### Short task
In the listing that follows, retype every line from the first through the one containing "const fjordBunnHi = [null, 38.2, null, 44.7, 51.3, 64];". Pictures are to be left out.

/---

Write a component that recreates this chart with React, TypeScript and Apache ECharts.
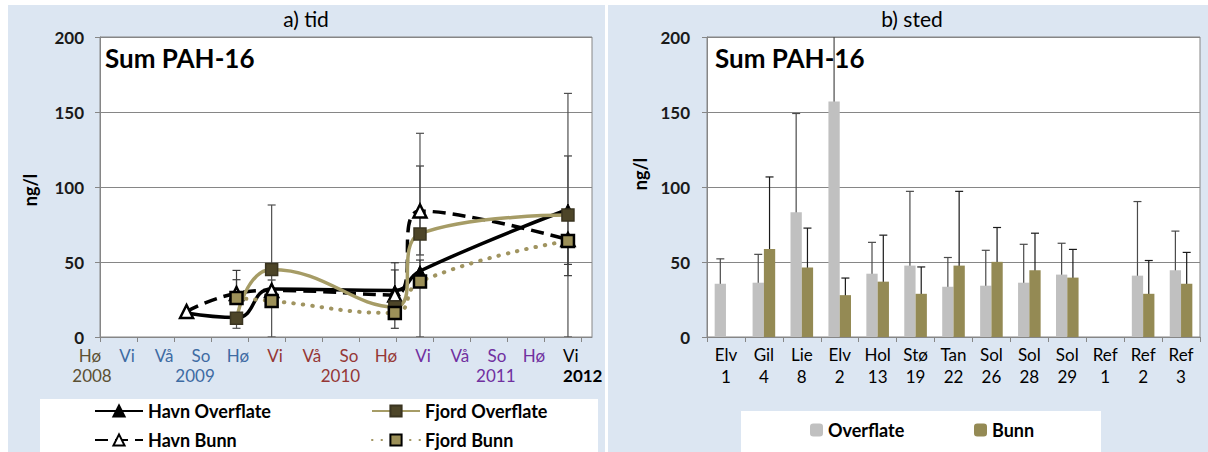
import React, { useEffect, useRef } from "react";
import * as echarts from "echarts";

const FONT = "Lato, 'Open Sans', sans-serif";

// ---------- a) tid ----------
const seasonLabels = ["Hø", "Vi", "Vå", "So", "Hø", "Vi", "Vå", "So", "Hø", "Vi", "Vå", "So", "Hø", "Vi"];
const seasonColors = ["#5b5033", "#3e6ba3", "#3e6ba3", "#3e6ba3", "#3e6ba3", "#953735", "#953735", "#953735", "#953735", "#7030a0", "#7030a0", "#7030a0", "#7030a0", "#000000"];
const yearLabels = ["2008", "2009", "2010", "2011", "2012"];
const yearPositions = [0, 2.57, 6.5, 10.7, 13.05];
const yearColors = ["#5b5033", "#3e6ba3", "#953735", "#7030a0", "#000000"];

const sampleTimes = [2.34, 3.69, 4.64, 7.97, 8.65, 12.65];
const havnOverflate = [16, 13, 32, 31, 44, 85];
const havnBunn = [17, 29, 31, 28, 84, 65];
const fjordOverflate = [null, 12.5, 45, 20, 68.7, 81.3];
const fjordBunn = [null, 26, 24, 16, 37, 64];

const havnOverflateLo = [null, null, 32, null, null, 48.4];
const havnOverflateHi = [null, null, 38, null, null, 120.7];
const havnBunnLo = [null, 29, null, 5.8, 54.7, null];
const havnBunnHi = [null, 44.4, null, 49.5, 114, null];
const fjordOverflateLo = [null, 5.8, 0, null, 0, 0];
const fjordOverflateHi = [null, 12.5, 88, null, 135.8, 162.4];
const fjordBunnLo = [null, 26, null, 15.8, 37, 40.9];
const fjordBunnHi = [null, 38.2, null, 44.7, 51.3, 64];

// ---------- b) sted ----------
const stations = ["Elv\n1", "Gil\n4", "Lie\n8", "Elv\n2", "Hol\n13", "Stø\n19", "Tan\n22", "Sol\n26", "Sol\n28", "Sol\n29", "Ref\n1", "Ref\n2", "Ref\n3"];
const overflate = [35.5, 36.2, 83.1, 157, 42.2, 47.6, 33.5, 34.2, 36.2, 41.6, null, 40.9, 44.5];
const overflateLo = [17.5, 16.2, 16.9, 0, 21.6, 0, 13.7, 10.1, 9.4, 20.2, null, 0, 16.9];
const overflateHi = [52.1, 55.1, 149, 240, 63.1, 97.1, 53, 57.8, 61.8, 62.5, null, 90.3, 70.6];
const bunn = [null, 58.7, 46.3, 27.9, 36.9, 28.8, 47.6, 50.1, 44.5, 39.6, null, 28.8, 35.5];
const bunnLo = [null, 10.8, 19.8, 16.2, 5.4, 10.1, 0, 26.5, 18.2, 20.2, null, 6.1, 14.8];
const bunnHi = [null, 106.7, 72.6, 39.3, 67.9, 46.7, 97.1, 73, 69.2, 58.4, null, 51, 56.4];

const yTicks = [0, 50, 100, 150, 200];

const GRID_COLOR = "#868686";
const BAR_W = 11.3;
const X_MAX = 13.3;
const tickValues = seasonLabels.map((_, i) => i);

function pairs(xs: number[], ys: (number | null)[]) {
  const out: number[][] = [];
  ys.forEach((y, i) => {
    if (y !== null) out.push([xs[i], y]);
  });
  return out;
}

function errRows(xs: number[], lo: (number | null)[], hi: (number | null)[]) {
  const out: number[][] = [];
  lo.forEach((l, i) => {
    const h = hi[i];
    if (l !== null && h !== null) out.push([xs[i], l, h]);
  });
  return out;
}

function errorSeries(data: number[][], xAxisIndex: number, yAxisIndex: number, color: string, offset: number) {
  return {
    type: "custom",
    xAxisIndex,
    yAxisIndex,
    clip: true,
    z: 1,
    silent: true,
    data,
    renderItem: (_params: any, api: any) => {
      const p1 = api.coord([api.value(0), api.value(1)]);
      const p2 = api.coord([api.value(0), api.value(2)]);
      const x = p1[0] + offset;
      const cap = 4;
      const style = { stroke: color, lineWidth: 1.2 };
      return {
        type: "group",
        children: [
          { type: "line", shape: { x1: x, y1: p1[1], x2: x, y2: p2[1] }, style },
          { type: "line", shape: { x1: x - cap, y1: p1[1], x2: x + cap, y2: p1[1] }, style },
          { type: "line", shape: { x1: x - cap, y1: p2[1], x2: x + cap, y2: p2[1] }, style },
        ],
      };
    },
  };
}

const yAxisBase = (gridIndex: number, margin: number) => ({
  type: "value",
  gridIndex,
  min: 0,
  max: 200,
  interval: 50,
  axisLine: { show: true, lineStyle: { color: GRID_COLOR, width: 1 } },
  axisTick: { show: true, length: 5, lineStyle: { color: GRID_COLOR } },
  splitLine: { show: true, lineStyle: { color: GRID_COLOR, width: 1 } },
  axisLabel: {
    fontFamily: FONT,
    fontSize: 17,
    fontWeight: "bold",
    color: "#1a1a1a",
    margin,
    customValues: yTicks,
  },
});

export default function App() {
  const ref = useRef<HTMLDivElement>(null);

  useEffect(() => {
    if (!ref.current) return;
    const chart = echarts.init(ref.current, undefined, { renderer: "svg" });

    const idx = stations.map((_, i) => i);
    const legendText = { fontFamily: FONT, fontSize: 18, fontWeight: "bold", color: "#000" };

    const option: any = {
      animation: false,
      backgroundColor: "#ffffff",
      textStyle: { fontFamily: FONT },
      graphic: {
        elements: [
          { type: "rect", z: -10, shape: { x: 8, y: 5, width: 597, height: 447 }, style: { fill: "#dce6f2" } },
          { type: "rect", z: -10, shape: { x: 608, y: 5, width: 600, height: 447 }, style: { fill: "#dce6f2" } },
          { type: "rect", z: -5, shape: { x: 40, y: 399, width: 558, height: 53 }, style: { fill: "#ffffff" } },
          { type: "rect", z: -5, shape: { x: 741, y: 411, width: 360, height: 41 }, style: { fill: "#ffffff" } },
          {
            type: "text", z: 10, x: 306, y: 18,
            style: { text: "a) tid", fontFamily: FONT, fontSize: 21, fontWeight: "normal", fill: "#000", textAlign: "center", textVerticalAlign: "middle" },
          },
          {
            type: "text", z: 10, x: 912, y: 18,
            style: { text: "b) sted", fontFamily: FONT, fontSize: 21, fontWeight: "normal", fill: "#000", textAlign: "center", textVerticalAlign: "middle" },
          },
          {
            type: "text", z: 10, x: 105, y: 58,
            style: { text: "Sum PAH-16", fontFamily: FONT, fontSize: 26, fontWeight: "bold", fill: "#000", textVerticalAlign: "middle" },
          },
          {
            type: "text", z: 10, x: 715, y: 58,
            style: { text: "Sum PAH-16", fontFamily: FONT, fontSize: 26, fontWeight: "bold", fill: "#000", textVerticalAlign: "middle" },
          },
          {
            type: "text", z: 10, x: 30, y: 190, rotation: Math.PI / 2,
            style: { text: "ng/l", fontFamily: FONT, fontSize: 18, fontWeight: "bold", fill: "#000", textAlign: "center", textVerticalAlign: "middle" },
          },
          {
            type: "text", z: 10, x: 640, y: 174, rotation: Math.PI / 2,
            style: { text: "ng/l", fontFamily: FONT, fontSize: 18, fontWeight: "bold", fill: "#000", textAlign: "center", textVerticalAlign: "middle" },
          },
        ],
      },
      grid: [
        { left: 100, top: 37, width: 492, height: 300, show: true, backgroundColor: "#ffffff", borderColor: GRID_COLOR, borderWidth: 1, containLabel: false },
        { left: 707, top: 37, width: 493, height: 300, show: true, backgroundColor: "#ffffff", borderColor: GRID_COLOR, borderWidth: 1, containLabel: false },
      ],
      xAxis: [
        {
          type: "value", gridIndex: 0, min: 0, max: X_MAX, position: "bottom",
          axisLine: { show: true, onZero: false, lineStyle: { color: GRID_COLOR } },
          axisTick: { show: true, length: 5, lineStyle: { color: GRID_COLOR }, customValues: tickValues },
          axisLabel: { show: false },
          splitLine: { show: false },
        },
        {
          type: "value", gridIndex: 0, min: 0, max: X_MAX, position: "bottom",
          axisLine: { show: false, onZero: false },
          axisTick: { show: false },
          splitLine: { show: false },
          axisLabel: {
            show: true,
            customValues: tickValues,
            fontFamily: FONT,
            fontSize: 17,
            margin: 10,
            padding: [0, 20, 0, 0],
            formatter: (v: number) => seasonLabels[Math.round(v)] ?? "",
            color: (v: any) => seasonColors[Math.round(Number(v))] ?? "#000",
          },
        },
        {
          type: "value", gridIndex: 0, min: 0, max: X_MAX, position: "bottom",
          axisLine: { show: false, onZero: false },
          axisTick: { show: false },
          splitLine: { show: false },
          axisLabel: {
            show: true,
            customValues: yearPositions,
            fontFamily: FONT,
            fontSize: 17,
            margin: 30,
            formatter: (v: number) => {
              const k = yearPositions.findIndex((p) => Math.abs(p - v) < 0.01);
              if (k === 0) return "{first|" + yearLabels[0] + "}";
              if (k === yearLabels.length - 1) return "{last|" + yearLabels[k] + "}";
              return k >= 0 ? yearLabels[k] : "";
            },
            color: (v: any) => {
              const k = yearPositions.findIndex((p) => Math.abs(p - Number(v)) < 0.01);
              return k >= 0 ? yearColors[k] : "#000";
            },
            rich: {
              first: { fontFamily: FONT, fontSize: 17, color: yearColors[0], padding: [0, 16, 0, 0] },
              last: { fontFamily: FONT, fontSize: 17, fontWeight: "bold", color: yearColors[4] },
            },
          },
        },
        {
          type: "category", gridIndex: 1, data: stations, position: "bottom",
          axisLine: { show: true, onZero: false, lineStyle: { color: GRID_COLOR } },
          axisTick: { show: true, length: 5, alignWithLabel: false, lineStyle: { color: GRID_COLOR } },
          axisLabel: { interval: 0, fontFamily: FONT, fontSize: 17, lineHeight: 22, margin: 6, color: "#000" },
          splitLine: { show: false },
        },
      ],
      yAxis: [yAxisBase(0, 16), yAxisBase(1, 17)],
      legend: [
        {
          data: ["Havn Overflate", "Havn Bunn"], orient: "vertical", left: 94, top: 402, padding: 0,
          itemWidth: 48, itemHeight: 14, itemGap: 11,
          textStyle: legendText,
        },
        {
          data: ["Fjord Overflate", "Fjord Bunn"], orient: "vertical", left: 371, top: 402, padding: 0,
          itemWidth: 48, itemHeight: 14, itemGap: 11,
          textStyle: legendText,
        },
        {
          data: ["Overflate"], left: 810, top: 421, padding: 0, itemWidth: 13, itemHeight: 13,
          textStyle: legendText,
        },
        {
          data: ["Bunn"], left: 974, top: 421, padding: 0, itemWidth: 13, itemHeight: 13,
          textStyle: legendText,
        },
      ],
      series: [
        errorSeries(errRows(sampleTimes, havnOverflateLo, havnOverflateHi), 0, 0, "#3a3a3a", 0),
        errorSeries(errRows(sampleTimes, havnBunnLo, havnBunnHi), 0, 0, "#3a3a3a", 0),
        errorSeries(errRows(sampleTimes, fjordOverflateLo, fjordOverflateHi), 0, 0, "#505050", 0),
        errorSeries(errRows(sampleTimes, fjordBunnLo, fjordBunnHi), 0, 0, "#3a3a3a", 0),
        {
          name: "Havn Overflate", type: "line", xAxisIndex: 0, yAxisIndex: 0, smooth: true, z: 3,
          data: pairs(sampleTimes, havnOverflate),
          symbol: "triangle", symbolSize: 11,
          lineStyle: { color: "#000", width: 3.5 },
          itemStyle: { color: "#000", borderColor: "#000", borderWidth: 1 },
        },
        {
          name: "Havn Bunn", type: "line", xAxisIndex: 0, yAxisIndex: 0, smooth: true, z: 4,
          data: pairs(sampleTimes, havnBunn),
          symbol: "triangle", symbolSize: 13,
          lineStyle: { color: "#000", width: 3.5, type: [13, 7] },
          itemStyle: { color: "#ffffff", borderColor: "#000", borderWidth: 2.5 },
        },
        {
          name: "Fjord Overflate", type: "line", xAxisIndex: 0, yAxisIndex: 0, smooth: true, z: 5,
          data: pairs(sampleTimes, fjordOverflate),
          symbol: "rect", symbolSize: 12,
          lineStyle: { color: "#a69c66", width: 3.5 },
          itemStyle: { color: "#4d4528", borderColor: "#3a3420", borderWidth: 1.5 },
        },
        {
          name: "Fjord Bunn", type: "line", xAxisIndex: 0, yAxisIndex: 0, smooth: true, z: 6,
          data: pairs(sampleTimes, fjordBunn),
          symbol: "rect", symbolSize: 12,
          lineStyle: { color: "#a09460", width: 4, type: [0.5, 9], cap: "round" },
          itemStyle: { color: "#9c9058", borderColor: "#000", borderWidth: 2.5 },
        },
        {
          name: "Overflate", type: "bar", xAxisIndex: 3, yAxisIndex: 1, barWidth: BAR_W, barGap: "0%",
          data: overflate, itemStyle: { color: "#c0c0c0" }, z: 2,
        },
        {
          name: "Bunn", type: "bar", xAxisIndex: 3, yAxisIndex: 1, barWidth: BAR_W, barGap: "0%",
          data: bunn, itemStyle: { color: "#948a54" }, z: 2,
        },
        errorSeries(errRows(idx, overflateLo, overflateHi), 3, 1, "#4a4a4a", -BAR_W / 2),
        errorSeries(errRows(idx, bunnLo, bunnHi), 3, 1, "#1a1a1a", BAR_W / 2),
      ],
    };

    chart.setOption(option);
    return () => chart.dispose();
  }, []);

  return <div ref={ref} style={{ position: "fixed", left: 0, top: 0, width: 1208, height: 452 }} />;
}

\---

### Result for this exercise
Write a component that recreates this chart with React, TypeScript and Apache ECharts.
import React, { useEffect, useRef } from "react";
import * as echarts from "echarts";

const FONT = "Lato, 'Open Sans', sans-serif";

// ---------- a) tid ----------
const seasonLabels = ["Hø", "Vi", "Vå", "So", "Hø", "Vi", "Vå", "So", "Hø", "Vi", "Vå", "So", "Hø", "Vi"];
const seasonColors = ["#5b5033", "#3e6ba3", "#3e6ba3", "#3e6ba3", "#3e6ba3", "#953735", "#953735", "#953735", "#953735", "#7030a0", "#7030a0", "#7030a0", "#7030a0", "#000000"];
const yearLabels = ["2008", "2009", "2010", "2011", "2012"];
const yearPositions = [0, 2.57, 6.5, 10.7, 13.05];
const yearColors = ["#5b5033", "#3e6ba3", "#953735", "#7030a0", "#000000"];

const sampleTimes = [2.34, 3.69, 4.64, 7.97, 8.65, 12.65];
const havnOverflate = [16, 13, 32, 31, 44, 85];
const havnBunn = [17, 29, 31, 28, 84, 65];
const fjordOverflate = [null, 12.5, 45, 20, 68.7, 81.3];
const fjordBunn = [null, 26, 24, 16, 37, 64];

const havnOverflateLo = [null, null, 32, null, null, 48.4];
const havnOverflateHi = [null, null, 38, null, null, 120.7];
const havnBunnLo = [null, 29, null, 5.8, 54.7, null];
const havnBunnHi = [null, 44.4, null, 49.5, 114, null];
const fjordOverflateLo = [null, 5.8, 0, null, 0, 0];
const fjordOverflateHi = [null, 12.5, 88, null, 135.8, 162.4];
const fjordBunnLo = [null, 26, null, 15.8, 37, 40.9];
const fjordBunnHi = [null, 38.2, null, 44.7, 51.3, 64];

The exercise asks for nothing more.